March 5, 2018
“I think what women have learned – certainly in this year – is that they have a voice like they’ve never had before,” the CEO of the Women’s Conference of Florida, Inc. told an elite gathering of Florida business leaders brought together by HSN and the University of Tampa in late January.
Arlene DiBenigno, who runs the Women’s Conference, is the Managing Partner of Conversa Co, a minority-certified, public affairs, public relations, and public research firm. The thoughts she shared at the symposium echoed sentiments from many of her fellow business leaders: There is an unprecedented opportunity to boost female and minority entrepreneurship if women (and men) are willing to support one another and offer mentorship and guidance.
DiBenigno appealed to her fellow leaders to reach out to one another rather than “just staying in your own bubble and sort of protecting your space.”
At the same time, there was also recognition amongst the business leaders at the HSN and University of Tampa-hosted gathering, that as a country we still have a ways to go.
“Only 8% of patents in the U.S. list a female as the lead inventor, said Lissa Regets of Quirky, which sponsored the symposium. “This has to change.”
The discussion was part of HSN and the University of Tampa’s second American Dreams Symposium. Held in Florida, it followed a similar symposim that HSN and the University of Tampa hosted in Washington, D.C. this past November to coincide with National Entrepreneurs Month.
The American Dreams Symposium is part of HSN’s American Dreams Initiative, a program designed to tap into the joy and excitement of discovering new entrepreneurs, while collaborating with strategic partners to find, educate and train inventors as they bring their products to market.
Empowering more women and minority entrepreneurs was one of the major topics of conversation among the business leaders in attendance from the private sector, non-profits, universities, government and business advocacy groups throughout Florida.
The number of women-owned businesses grew by 74% between 1997 and 2015 in the United States. Meanwhile, the number of businesses owned by African-American women more than tripled, leading Fortune magazine to declare in 2015 that “black females [are] the fastest growing group of entrepreneurs in the U.S.”
At the same time, women are on average half as likely than men to start a new business. Meanwhile, according to research by the Kauffman Foundation, “women’s businesses tend to be smaller on average, are financed at a lower rate, generate less profit, [and] grow more slowly …”
As symposium participants discussed the most effective ways to address these disparities, two common themes that emerged were mentorship and partnership. “We need to collaborate with each other and reach out to ask for help,” said DiBenigno. “We also need to give back and mentor the next generation.”
There was also a sense that more work needs to be done to unlock venture funding for minority and women-run businesses. “What I’d like to see is more women come along in the next decade or so who are the funders and venture capitalists in this,” said Tonya Elmore, CEO of the Tampa Bay Innovation Center and President/CEO of STAR-TEC Enterprises, Inc.

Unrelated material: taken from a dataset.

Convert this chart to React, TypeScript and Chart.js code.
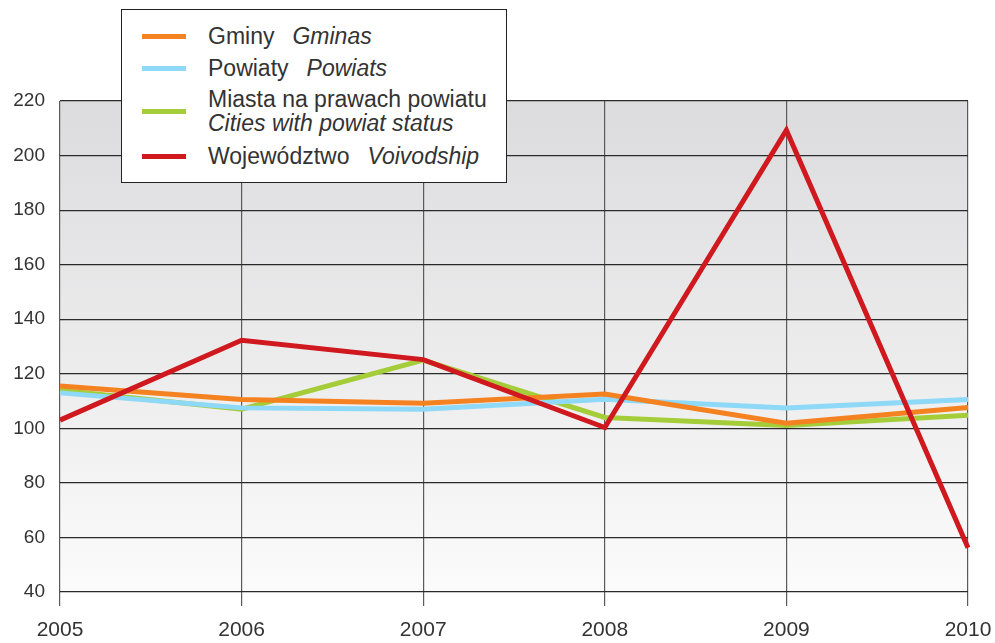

Ann Madsen, Executive Director of the Centre for Women agreed. “there needs to be more women who are mentors in the venture capital side,” she said.
“I think the goal is eventually to help as many women as we possibly can,” said DiBenigno. “And I think the other portion of it is giving back to that next generation.”
Following the symposium, nearly 100 entrepreneurs attended a two-day American Dreams Academy, an interactive, educational and experiential scholarship-supported summit for emerging entrepreneurs looking to launch or expand their businesses.
HSN and the University of Tampa’s John P. Lowth Entrepreneurship Center, Sykes College of Business are hosting similar academies on a quarterly basis across the United States. They consist of two full days of instructional, informational and educational programming, designed to help entrepreneurs understand important lessons in the areas of manufacturing, legal, quality assurance, branding, marketing, pitching/presenting concepts, and social media. To be eligible, applicants must have a product or business concept either in development or already established.
Like the American Dreams Symposium, the academies are sponsored by Quirky, a free community-led invention platform that brings real people’s ideas to life.